Jesse Johnson dubbed her TaMara. Prince billed her as Margie Cox. Now, after more than 25 years of singing in Twin Cities bars, the singer generally known as Margaret Cox has released her first solo album, "Margie's Little Demo."

"I wanted to call it 'Demo' because it's the first time I've ever done anything that's completely mine," Cox said.

She recorded an album with Raggs circa 1980, then sang on a local "Bar Wars" compilation LP and on the final Lipps, Inc. album. In 1985, she was lead vocalist of TaMara & the Seen, produced by former Time guitarist Johnson. It yielded the hit "Everybody Dance," which went to No. 3 on Billboard's R&B chart. In the early '90s, she recorded more than 25 songs with Prince for a band to be called M.C. Flash. An album never was released, but one Margie Cox track, "Standing at the Altar," was featured on a Paisley Park compilation CD, "1-800-NEW-FUNK" in '94.}}}

The 13 songs on "Margie's Little Demo" have been written and recorded over the past dozen years at nine different Twin Cities studios. The music is mostly full-throated funk, augmented by soulful balladry and Cox's flair for pop melodies. There are shades of Chaka Khan and Prince all over the CD, but the disc also will remind listeners of Cox's longtime group, the Legendary Combo, which plays Mondays at Bunkers in Minneapolis.

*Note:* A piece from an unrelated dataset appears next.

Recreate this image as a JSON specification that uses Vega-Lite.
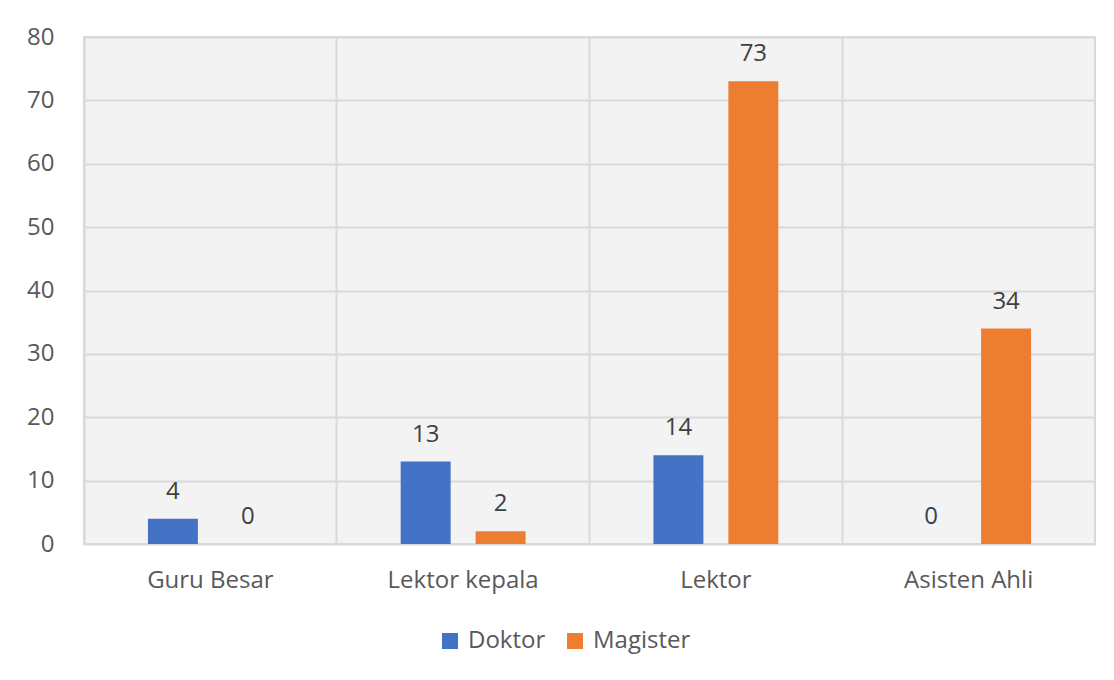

On Saturday, backed by the Combo, she will stage a CD-release party at, of course, Bunkers. The album actually came out in September (thanks to a loan from her mother, Nancy, a vocal teacher) but Cox never got around to having a CD-release gig because almost all the members of the Combo perform in other bands on weekends. (She fronts Vanguard, which plays weddings and other private functions.) Moreover, the musicians had to learn several new songs.

Cox, 40ish, made her Twin Cities nightclub debut in ninth grade, singing at Bootlegger Sam's in Dinkytown (where she lived and attended Marshall-University High School). She graduated to other bands, including Raggs, the Doug Maynard Band, the T.C. Jammers, the Peterson-Cox Band (with Patty Peterson), Rupert's Orchestra and, in 1987, Dr. Mambo's Combo (now just the Legendary Combo). She has never had a "day job."

She was "a star for a minute" with TaMara & the Seen, though she said she didn't see royalties -- just a salary and $10,000 when she signed with A&M Records. With Johnson, she cowrote a tune, "I Need You," that ended up on Paula Abdul's blockbuster album "Forever Your Girl," but Cox said she never got a penny from it. Starting in 1990, she worked with Prince for a couple of years but remained under contract until '96 -- and didn't see much in the way of royalties.

When it came to business, she said she was naïve; her lawyer was also Johnson's lawyer. "I didn't know about conflict of interest then," said Cox, who now handles the Combo's payouts and tax statements.

As for her Prince experience, she said, "it's a sob story again, but at the same time I feel strong. It didn't get me down; it didn't make me quit."

On the liner notes to "Margie's Little Demo," she says "thanks but no thanks to Jesse and Prince." The CD's graphic designer encouraged her to keep that left-handed compliment.

"I regret it," she says of the shot at her two former bosses. She said when she presses the next batch of CDs, she'll remove that comment from the liner notes.

Cox, who plays keyboards in the studio but not onstage, already has a bunch of songs for a second CD. But to the chagrin of Michael Bland, her frequent studio collaborator and the Combo's drummer, none of them is dark or depressing.

"I'm too happy right now," she said late Monday night after the Combo's gig. "I just bought my first house and put out my first CD. Man, I'm in heaven."